▶ Source data
************

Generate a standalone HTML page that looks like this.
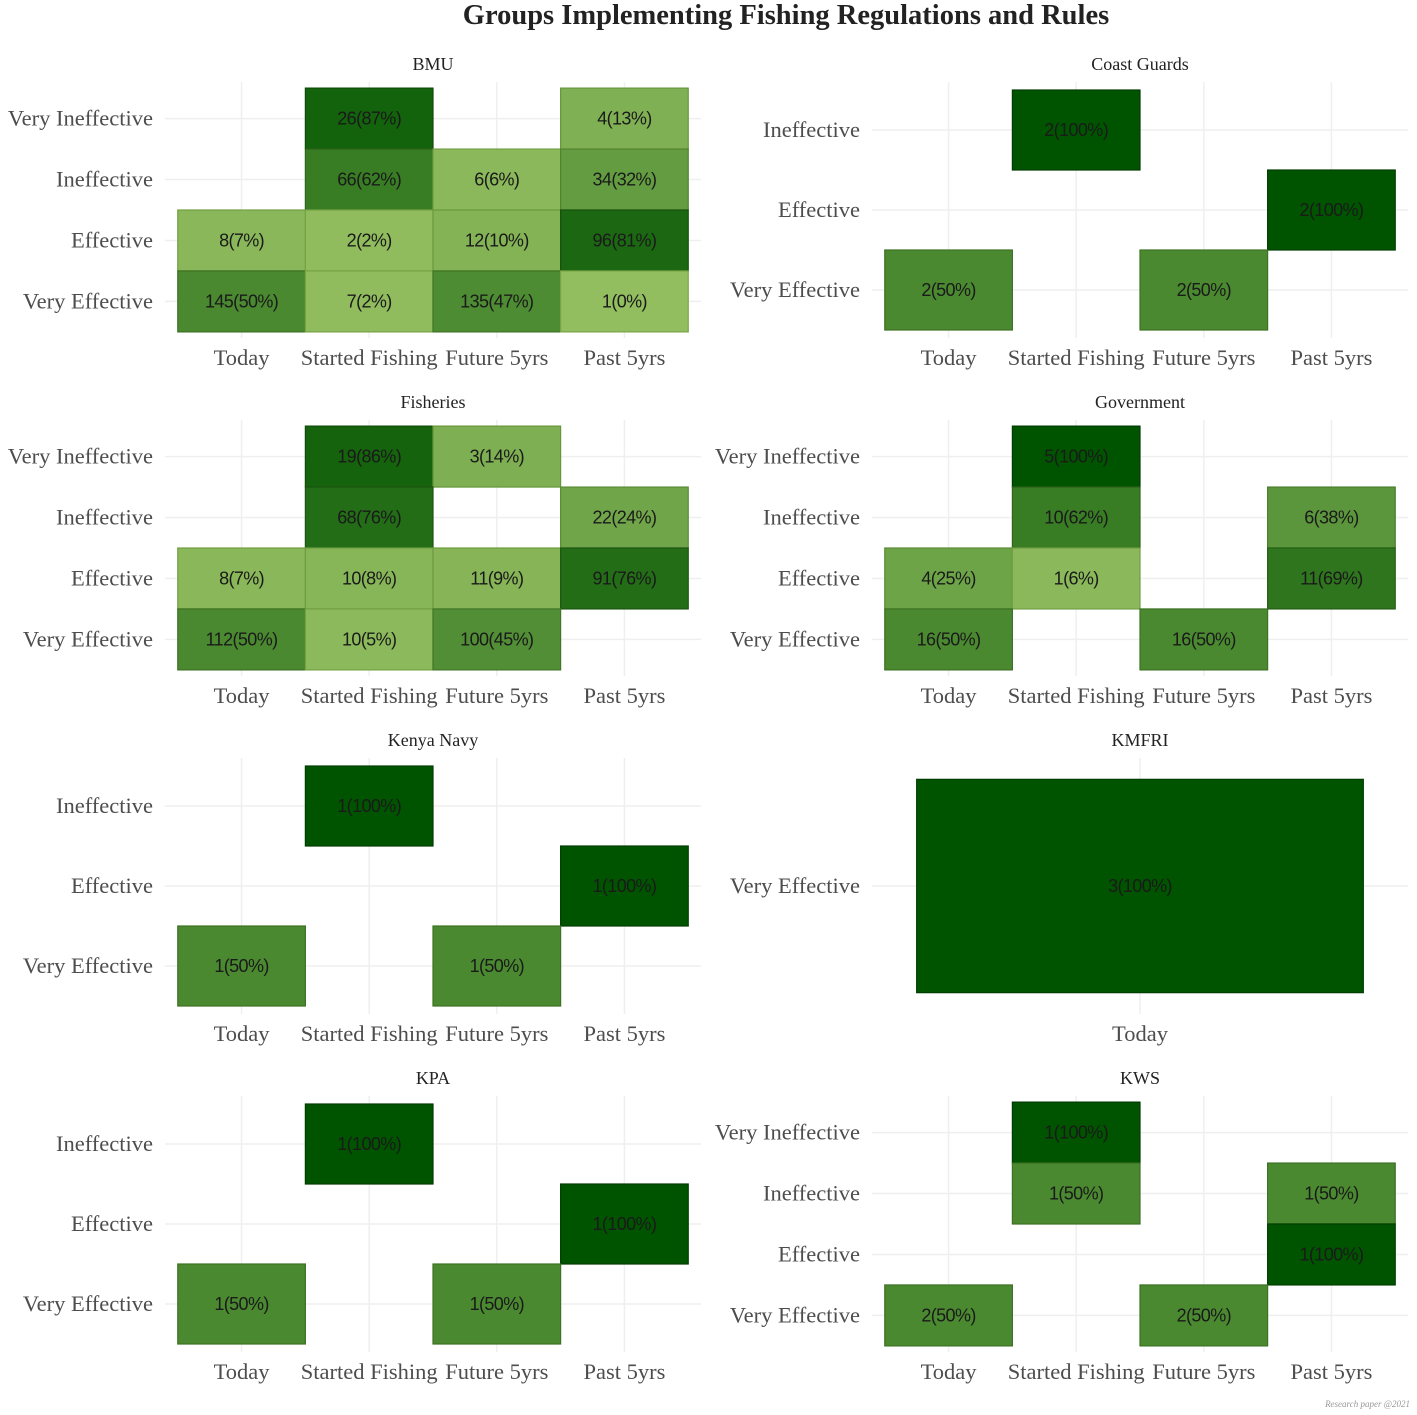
<!DOCTYPE html>
<html><head><meta charset="utf-8"><style>
html,body{margin:0;padding:0;background:#fff;}
svg{display:block;}
</style></head><body>
<svg id="chart" width="1417" height="1415" xmlns="http://www.w3.org/2000/svg">
<text x="786" y="24" text-anchor="middle" font-family="Liberation Serif, serif" font-weight="bold" font-size="28.5" fill="#222">Groups Implementing Fishing Regulations and Rules</text>
<text x="1410" y="1407" text-anchor="end" font-family="Liberation Serif, serif" font-style="italic" font-size="9" fill="#999">Research paper @2021</text>
</svg>
<script>
const columns = ["Today","Started Fishing","Future 5yrs","Past 5yrs"];
const panelNames = ["BMU","Coast Guards","Fisheries","Government","Kenya Navy","KMFRI","KPA","KWS"];
const panelRows = [
 ["Very Effective","Effective","Ineffective","Very Ineffective"],
 ["Very Effective","Effective","Ineffective"],
 ["Very Effective","Effective","Ineffective","Very Ineffective"],
 ["Very Effective","Effective","Ineffective","Very Ineffective"],
 ["Very Effective","Effective","Ineffective"],
 ["Very Effective"],
 ["Very Effective","Effective","Ineffective"],
 ["Very Effective","Effective","Ineffective","Very Ineffective"]
];
const panelCols = [
 [0,1,2,3],[0,1,2,3],[0,1,2,3],[0,1,2,3],[0,1,2,3],[0],[0,1,2,3],[0,1,2,3]
];
// cells: [column index, row label, count, percent]
const bmuCells = [[1,"Very Ineffective",26,87],[3,"Very Ineffective",4,13],[1,"Ineffective",66,62],[2,"Ineffective",6,6],[3,"Ineffective",34,32],[0,"Effective",8,7],[1,"Effective",2,2],[2,"Effective",12,10],[3,"Effective",96,81],[0,"Very Effective",145,50],[1,"Very Effective",7,2],[2,"Very Effective",135,47],[3,"Very Effective",1,0]];
const coastCells = [[1,"Ineffective",2,100],[3,"Effective",2,100],[0,"Very Effective",2,50],[2,"Very Effective",2,50]];
const fishCells = [[1,"Very Ineffective",19,86],[2,"Very Ineffective",3,14],[1,"Ineffective",68,76],[3,"Ineffective",22,24],[0,"Effective",8,7],[1,"Effective",10,8],[2,"Effective",11,9],[3,"Effective",91,76],[0,"Very Effective",112,50],[1,"Very Effective",10,5],[2,"Very Effective",100,45]];
const govCells = [[1,"Very Ineffective",5,100],[1,"Ineffective",10,62],[3,"Ineffective",6,38],[0,"Effective",4,25],[1,"Effective",1,6],[3,"Effective",11,69],[0,"Very Effective",16,50],[2,"Very Effective",16,50]];
const navyCells = [[1,"Ineffective",1,100],[3,"Effective",1,100],[0,"Very Effective",1,50],[2,"Very Effective",1,50]];
const kmfriCells = [[0,"Very Effective",3,100]];
const kpaCells = [[1,"Ineffective",1,100],[3,"Effective",1,100],[0,"Very Effective",1,50],[2,"Very Effective",1,50]];
const kwsCells = [[1,"Very Ineffective",1,100],[1,"Ineffective",1,50],[3,"Ineffective",1,50],[3,"Effective",1,100],[0,"Very Effective",2,50],[2,"Very Effective",2,50]];
const allCells = [bmuCells,coastCells,fishCells,govCells,navyCells,kmfriCells,kpaCells,kwsCells];

const NS="http://www.w3.org/2000/svg";
const svg=document.getElementById('chart');
function mk(tag,attrs){const e=document.createElementNS(NS,tag);for(const k in attrs)e.setAttribute(k,attrs[k]);return e;}
function color(p){const t=p/100;const a=[147,190,96],b=[0,84,0];
 return 'rgb('+a.map((v,i)=>Math.round(v+(b[i]-v)*t)).join(',')+')';}
function edge(p){const t=p/100;const a=[120,165,70],b=[0,60,0];
 return 'rgb('+a.map((v,i)=>Math.round(v+(b[i]-v)*t)).join(',')+')';}
const PW=536, PH=256;
panelNames.forEach((name,pi)=>{
 const gx = pi%2===0 ? 165 : 872;
 const gy = 82 + Math.floor(pi/2)*338;
 const g=mk('g',{});
 
 
 svg.appendChild(g);
 const cols=panelCols[pi], rows=panelRows[pi];
 const cw=PW/(cols.length+0.2), rh=PH/(rows.length+0.2);
 const xc=i=>gx+cw*(0.6+cols.indexOf(i));
 const yc=r=>gy+PH-rh*(0.6+rows.indexOf(r));
 const t=mk('text',{x:gx+PW/2,y:gy-12,'text-anchor':'middle','font-family':'Liberation Serif, serif','font-size':'18',fill:'#222'});
 t.textContent=name;
 
 
 g.appendChild(t);
 cols.forEach(c=>{
  const l=mk('line',{x1:xc(c),x2:xc(c),y1:gy,y2:gy+PH,stroke:'#efefef','stroke-width':'1.5'});
  
  
  g.appendChild(l);
  const tx=mk('text',{x:xc(c),y:gy+PH+27,'text-anchor':'middle','font-family':'Liberation Serif, serif','font-size':'22.5',fill:'#4d4d4d'});
  tx.textContent=columns[c];
  
  
  g.appendChild(tx);
 });
 rows.forEach(r=>{
  const l=mk('line',{x1:gx,x2:gx+PW,y1:yc(r),y2:yc(r),stroke:'#efefef','stroke-width':'1.5'});
  
  
  g.appendChild(l);
  const ty=mk('text',{x:gx-12,y:yc(r)+7,'text-anchor':'end','font-family':'Liberation Serif, serif','font-size':'22.5',fill:'#4d4d4d'});
  ty.textContent=r;
  
  
  g.appendChild(ty);
 });
 allCells[pi].forEach(([c,r,n,p])=>{
  const rc=mk('rect',{x:xc(c)-cw/2,y:yc(r)-rh/2,width:cw,height:rh,fill:color(p),stroke:edge(p),'stroke-width':'1.2'});
  
  
  g.appendChild(rc);
 });
 allCells[pi].forEach(([c,r,n,p])=>{
  const tl=mk('text',{x:xc(c),y:yc(r)+6,'text-anchor':'middle','font-family':'Liberation Sans, sans-serif','font-size':'18',fill:'#1a1a1a','letter-spacing':'-0.6'});
  tl.textContent=n+'('+p+'%)';
  
  
  g.appendChild(tl);
 });
});
</script>
</body></html>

************

▶ Given request
In your copy, leave out the pictures and reproduce the material above exactly.

▶ Full response
Generate a standalone HTML page that looks like this.
<!DOCTYPE html>
<html><head><meta charset="utf-8"><style>
html,body{margin:0;padding:0;background:#fff;}
svg{display:block;}
</style></head><body>
<svg id="chart" width="1417" height="1415" xmlns="http://www.w3.org/2000/svg">
<text x="786" y="24" text-anchor="middle" font-family="Liberation Serif, serif" font-weight="bold" font-size="28.5" fill="#222">Groups Implementing Fishing Regulations and Rules</text>
<text x="1410" y="1407" text-anchor="end" font-family="Liberation Serif, serif" font-style="italic" font-size="9" fill="#999">Research paper @2021</text>
</svg>
<script>
const columns = ["Today","Started Fishing","Future 5yrs","Past 5yrs"];
const panelNames = ["BMU","Coast Guards","Fisheries","Government","Kenya Navy","KMFRI","KPA","KWS"];
const panelRows = [
 ["Very Effective","Effective","Ineffective","Very Ineffective"],
 ["Very Effective","Effective","Ineffective"],
 ["Very Effective","Effective","Ineffective","Very Ineffective"],
 ["Very Effective","Effective","Ineffective","Very Ineffective"],
 ["Very Effective","Effective","Ineffective"],
 ["Very Effective"],
 ["Very Effective","Effective","Ineffective"],
 ["Very Effective","Effective","Ineffective","Very Ineffective"]
];
const panelCols = [
 [0,1,2,3],[0,1,2,3],[0,1,2,3],[0,1,2,3],[0,1,2,3],[0],[0,1,2,3],[0,1,2,3]
];
// cells: [column index, row label, count, percent]
const bmuCells = [[1,"Very Ineffective",26,87],[3,"Very Ineffective",4,13],[1,"Ineffective",66,62],[2,"Ineffective",6,6],[3,"Ineffective",34,32],[0,"Effective",8,7],[1,"Effective",2,2],[2,"Effective",12,10],[3,"Effective",96,81],[0,"Very Effective",145,50],[1,"Very Effective",7,2],[2,"Very Effective",135,47],[3,"Very Effective",1,0]];
const coastCells = [[1,"Ineffective",2,100],[3,"Effective",2,100],[0,"Very Effective",2,50],[2,"Very Effective",2,50]];
const fishCells = [[1,"Very Ineffective",19,86],[2,"Very Ineffective",3,14],[1,"Ineffective",68,76],[3,"Ineffective",22,24],[0,"Effective",8,7],[1,"Effective",10,8],[2,"Effective",11,9],[3,"Effective",91,76],[0,"Very Effective",112,50],[1,"Very Effective",10,5],[2,"Very Effective",100,45]];
const govCells = [[1,"Very Ineffective",5,100],[1,"Ineffective",10,62],[3,"Ineffective",6,38],[0,"Effective",4,25],[1,"Effective",1,6],[3,"Effective",11,69],[0,"Very Effective",16,50],[2,"Very Effective",16,50]];
const navyCells = [[1,"Ineffective",1,100],[3,"Effective",1,100],[0,"Very Effective",1,50],[2,"Very Effective",1,50]];
const kmfriCells = [[0,"Very Effective",3,100]];
const kpaCells = [[1,"Ineffective",1,100],[3,"Effective",1,100],[0,"Very Effective",1,50],[2,"Very Effective",1,50]];
const kwsCells = [[1,"Very Ineffective",1,100],[1,"Ineffective",1,50],[3,"Ineffective",1,50],[3,"Effective",1,100],[0,"Very Effective",2,50],[2,"Very Effective",2,50]];
const allCells = [bmuCells,coastCells,fishCells,govCells,navyCells,kmfriCells,kpaCells,kwsCells];

const NS="http://www.w3.org/2000/svg";
const svg=document.getElementById('chart');
function mk(tag,attrs){const e=document.createElementNS(NS,tag);for(const k in attrs)e.setAttribute(k,attrs[k]);return e;}
function color(p){const t=p/100;const a=[147,190,96],b=[0,84,0];
 return 'rgb('+a.map((v,i)=>Math.round(v+(b[i]-v)*t)).join(',')+')';}
function edge(p){const t=p/100;const a=[120,165,70],b=[0,60,0];
 return 'rgb('+a.map((v,i)=>Math.round(v+(b[i]-v)*t)).join(',')+')';}
const PW=536, PH=256;
panelNames.forEach((name,pi)=>{
 const gx = pi%2===0 ? 165 : 872;
 const gy = 82 + Math.floor(pi/2)*338;
 const g=mk('g',{});
 
 
 svg.appendChild(g);
 const cols=panelCols[pi], rows=panelRows[pi];
 const cw=PW/(cols.length+0.2), rh=PH/(rows.length+0.2);
 const xc=i=>gx+cw*(0.6+cols.indexOf(i));
 const yc=r=>gy+PH-rh*(0.6+rows.indexOf(r));
 const t=mk('text',{x:gx+PW/2,y:gy-12,'text-anchor':'middle','font-family':'Liberation Serif, serif','font-size':'18',fill:'#222'});
 t.textContent=name;
 
 
 g.appendChild(t);
 cols.forEach(c=>{
  const l=mk('line',{x1:xc(c),x2:xc(c),y1:gy,y2:gy+PH,stroke:'#efefef','stroke-width':'1.5'});
  
  
  g.appendChild(l);
  const tx=mk('text',{x:xc(c),y:gy+PH+27,'text-anchor':'middle','font-family':'Liberation Serif, serif','font-size':'22.5',fill:'#4d4d4d'});
  tx.textContent=columns[c];
  
  
  g.appendChild(tx);
 });
 rows.forEach(r=>{
  const l=mk('line',{x1:gx,x2:gx+PW,y1:yc(r),y2:yc(r),stroke:'#efefef','stroke-width':'1.5'});
  
  
  g.appendChild(l);
  const ty=mk('text',{x:gx-12,y:yc(r)+7,'text-anchor':'end','font-family':'Liberation Serif, serif','font-size':'22.5',fill:'#4d4d4d'});
  ty.textContent=r;
  
  
  g.appendChild(ty);
 });
 allCells[pi].forEach(([c,r,n,p])=>{
  const rc=mk('rect',{x:xc(c)-cw/2,y:yc(r)-rh/2,width:cw,height:rh,fill:color(p),stroke:edge(p),'stroke-width':'1.2'});
  
  
  g.appendChild(rc);
 });
 allCells[pi].forEach(([c,r,n,p])=>{
  const tl=mk('text',{x:xc(c),y:yc(r)+6,'text-anchor':'middle','font-family':'Liberation Sans, sans-serif','font-size':'18',fill:'#1a1a1a','letter-spacing':'-0.6'});
  tl.textContent=n+'('+p+'%)';
  
  
  g.appendChild(tl);
 });
});
</script>
</body></html>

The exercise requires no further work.